01/20/2017 11:24 EST

Kensington Royals: Treating Mental Health Issues Starts With Conversation

"Fear, or reticence, or a sense of not wanting to burden another, means that people suffer in silence."

Will, Kate and Harry are back together again.

The royal threesome joined forces at London's Institute of Contemporary Arts to fundraise for their mental health initiative, Heads Together.

The campaign, which aims to change the conversation around mental health and well-being, has been named the 2017 Virgin Money London Marathon Charity of the Year.

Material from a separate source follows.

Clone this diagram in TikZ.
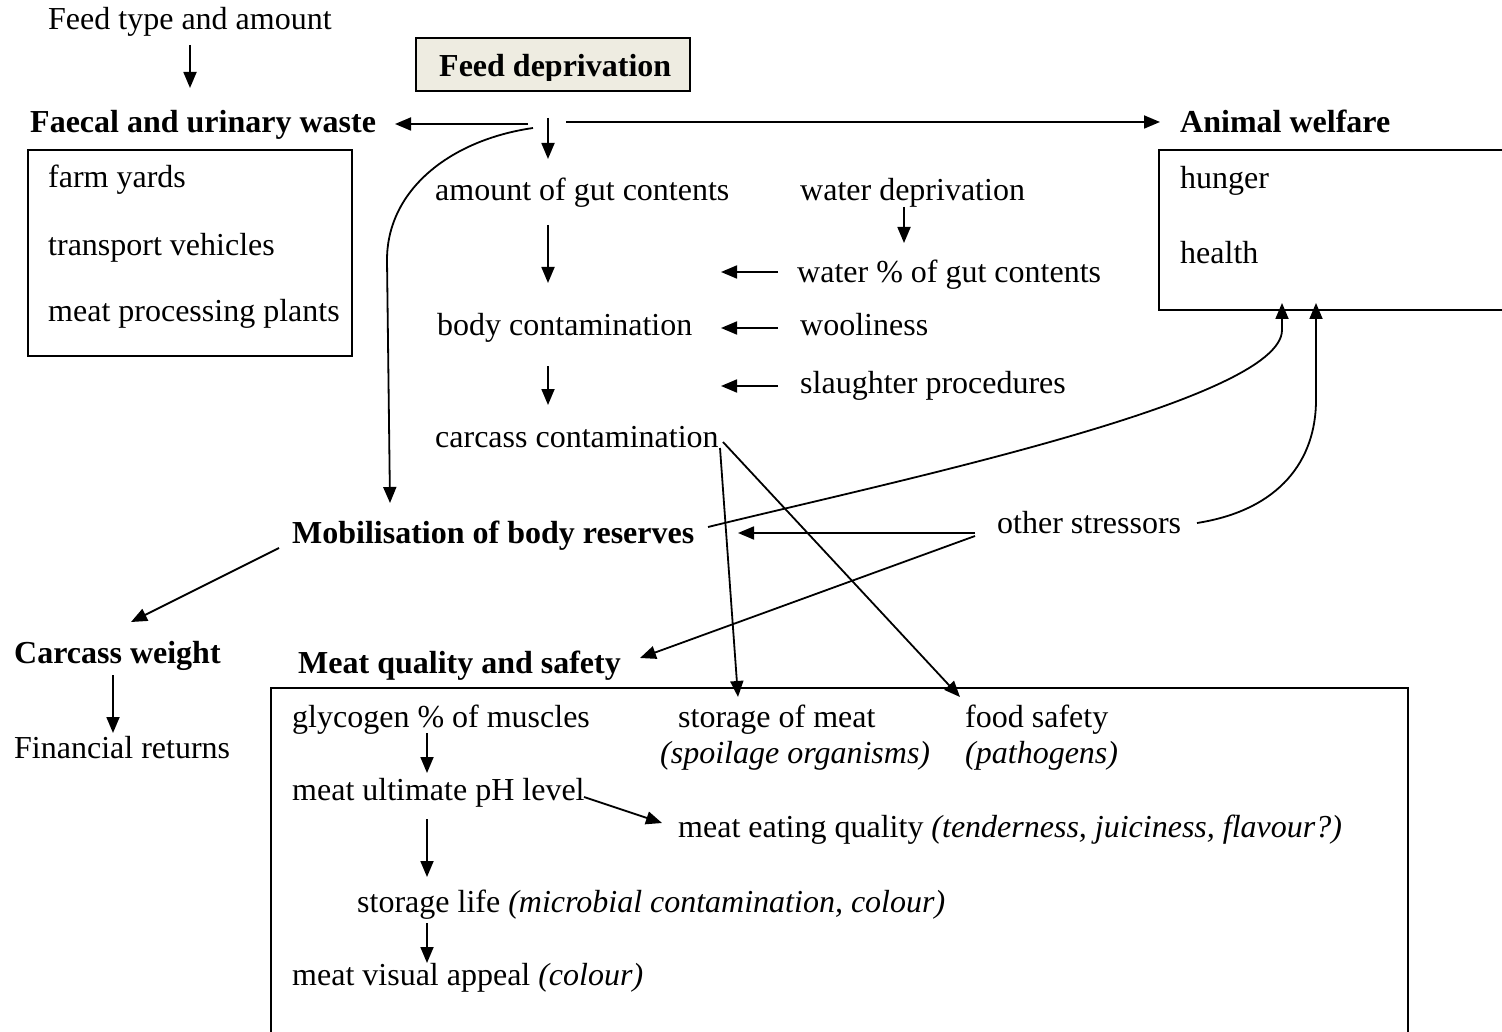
\documentclass[tikz,border=0pt]{standalone}
\usepackage{fontspec}
\setmainfont{Liberation Serif}
\usetikzlibrary{arrows.meta}
\definecolor{beige}{RGB}{238,236,225}
\begin{document}
\begin{tikzpicture}[x=1pt,y=-1pt,
  lbl/.style={inner sep=0pt,anchor=base west,font=\fontsize{32}{36}\selectfont},
  hdr/.style={lbl,font=\fontsize{32}{36}\selectfont\bfseries},
  conn/.style={line width=1.8pt},
  arr/.style={conn,-{Triangle[length=16pt,width=13pt]}},
  frame/.style={line width=1.8pt}]
\clip (0,0) rectangle (1502,1032);

% ---------- texts ----------
\node[lbl] (feedtype) at (48,30) {Feed type and amount};
\node[draw,frame,fill=beige,anchor=north west,minimum width=274pt,minimum height=53pt,inner sep=0pt] (fdbox) at (415,37) {};
\begin{scope}
  \clip (415,37) rectangle (689,81);
  \node[hdr] (fd) at (439,77) {Feed deprivation};
\end{scope}

\node[hdr] (faecal) at (30,133) {Faecal and urinary waste};
\node[hdr] (welfare) at (1180,133) {Animal welfare};

\draw[frame] (28,150) rectangle (352,356);
\node[lbl] (farm) at (48,188) {farm yards};
\node[lbl] (transport) at (48,256) {transport vehicles};
\node[lbl] (plants) at (48,322) {meat processing plants};

\draw[frame] (1515,150) -- (1159,150) -- (1159,310) -- (1515,310);
\node[lbl] (hunger) at (1180,189) {hunger};
\node[lbl] (health) at (1180,264) {health};

\node[lbl] (amount) at (435,201) {amount of gut contents};
\node[lbl] (waterdep) at (800,201) {water deprivation};
\node[lbl] (waterpct) at (797,283) {water \% of gut contents};
\node[lbl] (body) at (437,335) {body contamination};
\node[lbl] (wool) at (800,335) {wooliness};
\node[lbl] (slaughter) at (800,393) {slaughter procedures};
\node[lbl] (carcass) at (435,447) {carcass contamination};

\node[hdr] (mobil) at (292,543) {Mobilisation of body reserves};
\node[lbl] (stress) at (997,533) {other stressors};

\node[hdr] (cweight) at (14,663) {Carcass weight};
\node[lbl] (finance) at (14,758) {Financial returns};
\node[hdr] (mqs) at (298,673) {Meat quality and safety};

\draw[frame] (271,1045) -- (271,688) -- (1408,688) -- (1408,1045);
\node[lbl] (glyco) at (292,727) {glycogen \% of muscles};
\node[lbl] (storage) at (678,727) {storage of meat};
\node[lbl] (spoil) at (660,763) {\itshape (spoilage organisms)};
\node[lbl] (safety) at (965,727) {food safety};
\node[lbl] (patho) at (965,763) {\itshape (pathogens)};
\node[lbl] (ph) at (292,800) {meat ultimate pH level};
\node[lbl] (eating) at (678,837) {meat eating quality \textit{(tenderness, juiciness, flavour?)}};
\node[lbl] (life) at (357,912) {storage life \textit{(microbial contamination, colour)}};
\node[lbl] (visual) at (292,985) {meat visual appeal \textit{(colour)}};

% ---------- connector end points ----------
\coordinate (ft1) at (190,45);   \coordinate (ft2) at (190,88);
\coordinate (fdL) at (528,124);  \coordinate (faecalTip) at (395,124);
\coordinate (fdD) at (548,118);  \coordinate (fdDtip) at (548,159);
\coordinate (fdR) at (566,122);  \coordinate (welfareTip) at (1160,122);
\coordinate (wd1) at (904,207);  \coordinate (wd2) at (904,243);
\coordinate (am1) at (548,225);  \coordinate (am2) at (548,283);
\coordinate (wp1) at (778,272);  \coordinate (wp2) at (721,272);
\coordinate (wo1) at (778,328);  \coordinate (wo2) at (721,328);
\coordinate (bd1) at (548,366);  \coordinate (bd2) at (548,405);
\coordinate (sl1) at (778,386);  \coordinate (sl2) at (721,386);
\coordinate (cc1) at (720,448);  \coordinate (storTip) at (738,697);
\coordinate (cc2) at (723,442);  \coordinate (safeTip) at (960,697);
\coordinate (cv1) at (533,128);  \coordinate (cv2) at (387,260);  \coordinate (mobTip) at (390,503);
\coordinate (mb1) at (708,527);  \coordinate (mb2) at (1282,330); \coordinate (hungTip) at (1282,303);
\coordinate (os1) at (975,533);  \coordinate (mobR) at (738,533);
\coordinate (os2) at (975,536);  \coordinate (mqsTip) at (640,658);
\coordinate (os3) at (1197,523); \coordinate (os4) at (1316,400); \coordinate (healTip) at (1316,303);
\coordinate (mc1) at (279,548);  \coordinate (cwTip) at (131,622);
\coordinate (cw1) at (113,675);  \coordinate (cw2) at (113,733);
\coordinate (gl1) at (427,733);  \coordinate (gl2) at (427,773);
\coordinate (ph1) at (584,797);  \coordinate (ph2) at (662,823);
\coordinate (ph3) at (427,819);  \coordinate (ph4) at (427,877);
\coordinate (sl3) at (427,923);  \coordinate (sl4) at (427,963);

% ---------- connectors ----------
\draw[arr] (ft1) -- (ft2);
\draw[arr] (fdL) -- (faecalTip);
\draw[arr] (fdD) -- (fdDtip);
\draw[arr] (fdR) -- (welfareTip);
\draw[arr] (wd1) -- (wd2);
\draw[arr] (am1) -- (am2);
\draw[arr] (wp1) -- (wp2);
\draw[arr] (wo1) -- (wo2);
\draw[arr] (bd1) -- (bd2);
\draw[arr] (sl1) -- (sl2);
\draw[arr] (cc1) -- (storTip);
\draw[arr] (cc2) -- (safeTip);
\draw[arr] (cv1) .. controls (450,140) and (387,190) .. (cv2) -- (mobTip);
\draw[arr] (mb1) .. controls (900,480) and (1282,400) .. (mb2) -- (hungTip);
\draw[arr] (os1) -- (mobR);
\draw[arr] (os2) -- (mqsTip);
\draw[arr] (os3) .. controls (1280,510) and (1316,460) .. (os4) -- (healTip);
\draw[arr] (mc1) -- (cwTip);
\draw[arr] (cw1) -- (cw2);
\draw[arr] (gl1) -- (gl2);
\draw[arr] (ph1) -- (ph2);
\draw[arr] (ph3) -- (ph4);
\draw[arr] (sl3) -- (sl4);
\end{tikzpicture}
\end{document}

"The challenge that so many people have is not knowing how to take that first step of reaching out to another person for help. Admitting that they are not coping. Fear, or reticence, or a sense of not wanting to burden another, means that people suffer in silence – allowing the problem to grow larger and larger unchecked," the Duchess of Cambridge said in her speech.

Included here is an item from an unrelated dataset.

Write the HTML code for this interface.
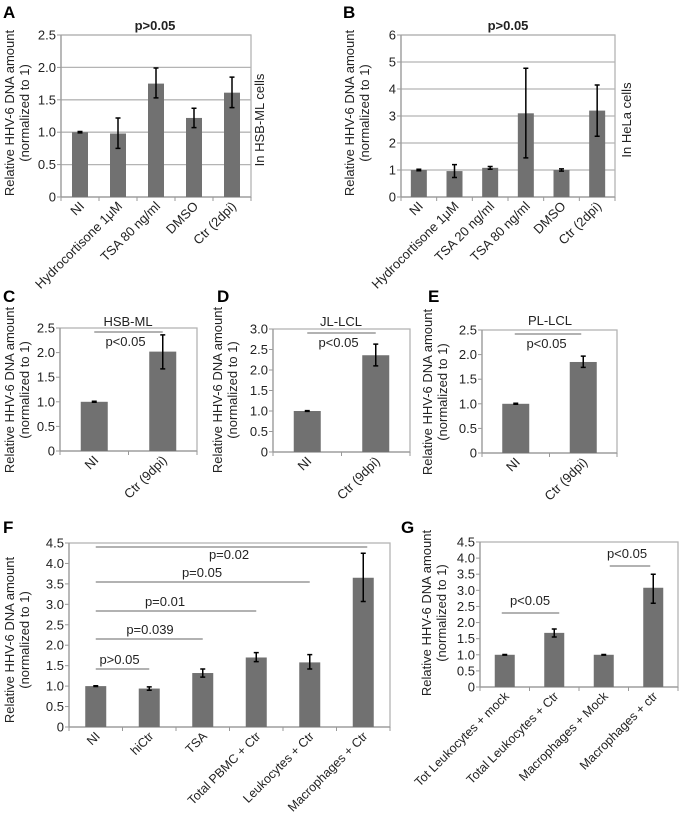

Prince William, Catherine, Duchess of Cambridge, and Prince Harry pose for a picture at the Institute of Contemporary Arts in central London on January 17, 2017 after attending a briefing to outline new agendas and aims for 2017 for the mental health charity Heads Together. (STEFAN WERMUTH/AFP/Getty Images)

She then went on to recall a conversation she had with a mother at the Anna Freud Centre, a mental health treatment centre for children and families, who told her talking to a support worker was "like medicine."

Prince Harry and Prince William also spoke at the event echoing Middleton's sentiments. "Mental health matters to each and every one of us. It matters just as much as our physical health," said the Duke of Cambridge, who called for an end to the 'Keep Quiet and Carry On' mentality that has plagued those suffering with mental health issues.

In his speech, Prince Harry encouraged everyone to simply be a sounding board for friends in need instead of worrying about not knowing how to help. "At the heart of this campaign is our hope that no one should be afraid to ask for help, and no one should worry about knowing how to help. That initial conversation could be the cure, before it has a chance to manifest itself," he said.